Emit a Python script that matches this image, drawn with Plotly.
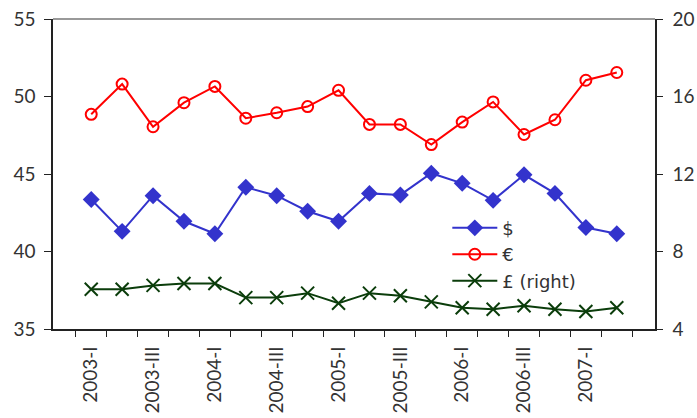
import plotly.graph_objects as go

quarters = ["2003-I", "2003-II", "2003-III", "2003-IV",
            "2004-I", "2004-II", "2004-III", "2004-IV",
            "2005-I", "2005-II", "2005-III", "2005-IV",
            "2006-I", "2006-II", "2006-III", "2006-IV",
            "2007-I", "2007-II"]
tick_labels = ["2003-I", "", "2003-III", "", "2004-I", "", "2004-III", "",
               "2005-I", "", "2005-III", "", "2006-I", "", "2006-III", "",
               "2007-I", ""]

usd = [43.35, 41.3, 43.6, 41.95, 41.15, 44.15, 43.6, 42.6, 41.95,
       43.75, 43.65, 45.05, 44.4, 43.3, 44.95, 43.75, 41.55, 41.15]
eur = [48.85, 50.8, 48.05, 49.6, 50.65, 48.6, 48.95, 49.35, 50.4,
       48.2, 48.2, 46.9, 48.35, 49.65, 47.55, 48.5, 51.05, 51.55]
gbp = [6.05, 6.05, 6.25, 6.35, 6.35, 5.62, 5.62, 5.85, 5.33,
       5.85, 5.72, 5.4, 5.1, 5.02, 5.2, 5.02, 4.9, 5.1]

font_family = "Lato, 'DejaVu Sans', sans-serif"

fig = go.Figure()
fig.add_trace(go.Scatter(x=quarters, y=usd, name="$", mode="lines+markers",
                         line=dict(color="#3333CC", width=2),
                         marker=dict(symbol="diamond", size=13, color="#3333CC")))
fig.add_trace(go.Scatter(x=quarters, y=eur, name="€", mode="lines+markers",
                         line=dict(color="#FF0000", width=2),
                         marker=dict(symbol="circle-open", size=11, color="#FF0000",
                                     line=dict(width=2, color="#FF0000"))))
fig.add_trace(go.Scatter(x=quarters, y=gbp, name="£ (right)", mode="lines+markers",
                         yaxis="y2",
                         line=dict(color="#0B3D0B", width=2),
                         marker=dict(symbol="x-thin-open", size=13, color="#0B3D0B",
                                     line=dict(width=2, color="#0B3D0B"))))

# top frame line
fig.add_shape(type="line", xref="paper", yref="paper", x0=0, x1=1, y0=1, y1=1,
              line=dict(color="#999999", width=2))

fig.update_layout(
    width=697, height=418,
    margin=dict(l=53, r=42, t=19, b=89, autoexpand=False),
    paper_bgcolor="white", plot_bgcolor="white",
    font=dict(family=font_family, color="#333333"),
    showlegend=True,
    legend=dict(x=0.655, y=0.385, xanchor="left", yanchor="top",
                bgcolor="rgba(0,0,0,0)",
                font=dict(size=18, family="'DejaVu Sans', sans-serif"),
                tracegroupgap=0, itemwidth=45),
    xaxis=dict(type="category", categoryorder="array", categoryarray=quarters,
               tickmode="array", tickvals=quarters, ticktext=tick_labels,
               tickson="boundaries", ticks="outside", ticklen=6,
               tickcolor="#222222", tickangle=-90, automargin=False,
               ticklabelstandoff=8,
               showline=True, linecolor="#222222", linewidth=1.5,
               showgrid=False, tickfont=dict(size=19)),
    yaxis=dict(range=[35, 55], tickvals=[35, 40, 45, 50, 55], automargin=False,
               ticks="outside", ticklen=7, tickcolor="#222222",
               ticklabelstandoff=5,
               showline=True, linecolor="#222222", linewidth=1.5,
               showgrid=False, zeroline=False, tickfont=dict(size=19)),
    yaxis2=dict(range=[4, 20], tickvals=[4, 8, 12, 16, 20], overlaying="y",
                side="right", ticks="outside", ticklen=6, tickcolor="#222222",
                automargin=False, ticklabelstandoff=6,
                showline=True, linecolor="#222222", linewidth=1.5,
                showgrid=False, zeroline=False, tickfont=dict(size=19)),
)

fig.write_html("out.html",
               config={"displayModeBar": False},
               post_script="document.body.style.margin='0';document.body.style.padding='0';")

» **What you need to do**
Repeat the data exactly, dropping every picture it holds.

» **Task output**
Emit a Python script that matches this image, drawn with Plotly.
import plotly.graph_objects as go

quarters = ["2003-I", "2003-II", "2003-III", "2003-IV",
            "2004-I", "2004-II", "2004-III", "2004-IV",
            "2005-I", "2005-II", "2005-III", "2005-IV",
            "2006-I", "2006-II", "2006-III", "2006-IV",
            "2007-I", "2007-II"]
tick_labels = ["2003-I", "", "2003-III", "", "2004-I", "", "2004-III", "",
               "2005-I", "", "2005-III", "", "2006-I", "", "2006-III", "",
               "2007-I", ""]

usd = [43.35, 41.3, 43.6, 41.95, 41.15, 44.15, 43.6, 42.6, 41.95,
       43.75, 43.65, 45.05, 44.4, 43.3, 44.95, 43.75, 41.55, 41.15]
eur = [48.85, 50.8, 48.05, 49.6, 50.65, 48.6, 48.95, 49.35, 50.4,
       48.2, 48.2, 46.9, 48.35, 49.65, 47.55, 48.5, 51.05, 51.55]
gbp = [6.05, 6.05, 6.25, 6.35, 6.35, 5.62, 5.62, 5.85, 5.33,
       5.85, 5.72, 5.4, 5.1, 5.02, 5.2, 5.02, 4.9, 5.1]

font_family = "Lato, 'DejaVu Sans', sans-serif"

fig = go.Figure()
fig.add_trace(go.Scatter(x=quarters, y=usd, name="$", mode="lines+markers",
                         line=dict(color="#3333CC", width=2),
                         marker=dict(symbol="diamond", size=13, color="#3333CC")))
fig.add_trace(go.Scatter(x=quarters, y=eur, name="€", mode="lines+markers",
                         line=dict(color="#FF0000", width=2),
                         marker=dict(symbol="circle-open", size=11, color="#FF0000",
                                     line=dict(width=2, color="#FF0000"))))
fig.add_trace(go.Scatter(x=quarters, y=gbp, name="£ (right)", mode="lines+markers",
                         yaxis="y2",
                         line=dict(color="#0B3D0B", width=2),
                         marker=dict(symbol="x-thin-open", size=13, color="#0B3D0B",
                                     line=dict(width=2, color="#0B3D0B"))))

# top frame line
fig.add_shape(type="line", xref="paper", yref="paper", x0=0, x1=1, y0=1, y1=1,
              line=dict(color="#999999", width=2))

fig.update_layout(
    width=697, height=418,
    margin=dict(l=53, r=42, t=19, b=89, autoexpand=False),
    paper_bgcolor="white", plot_bgcolor="white",
    font=dict(family=font_family, color="#333333"),
    showlegend=True,
    legend=dict(x=0.655, y=0.385, xanchor="left", yanchor="top",
                bgcolor="rgba(0,0,0,0)",
                font=dict(size=18, family="'DejaVu Sans', sans-serif"),
                tracegroupgap=0, itemwidth=45),
    xaxis=dict(type="category", categoryorder="array", categoryarray=quarters,
               tickmode="array", tickvals=quarters, ticktext=tick_labels,
               tickson="boundaries", ticks="outside", ticklen=6,
               tickcolor="#222222", tickangle=-90, automargin=False,
               ticklabelstandoff=8,
               showline=True, linecolor="#222222", linewidth=1.5,
               showgrid=False, tickfont=dict(size=19)),
    yaxis=dict(range=[35, 55], tickvals=[35, 40, 45, 50, 55], automargin=False,
               ticks="outside", ticklen=7, tickcolor="#222222",
               ticklabelstandoff=5,
               showline=True, linecolor="#222222", linewidth=1.5,
               showgrid=False, zeroline=False, tickfont=dict(size=19)),
    yaxis2=dict(range=[4, 20], tickvals=[4, 8, 12, 16, 20], overlaying="y",
                side="right", ticks="outside", ticklen=6, tickcolor="#222222",
                automargin=False, ticklabelstandoff=6,
                showline=True, linecolor="#222222", linewidth=1.5,
                showgrid=False, zeroline=False, tickfont=dict(size=19)),
)

fig.write_html("out.html",
               config={"displayModeBar": False},
               post_script="document.body.style.margin='0';document.body.style.padding='0';")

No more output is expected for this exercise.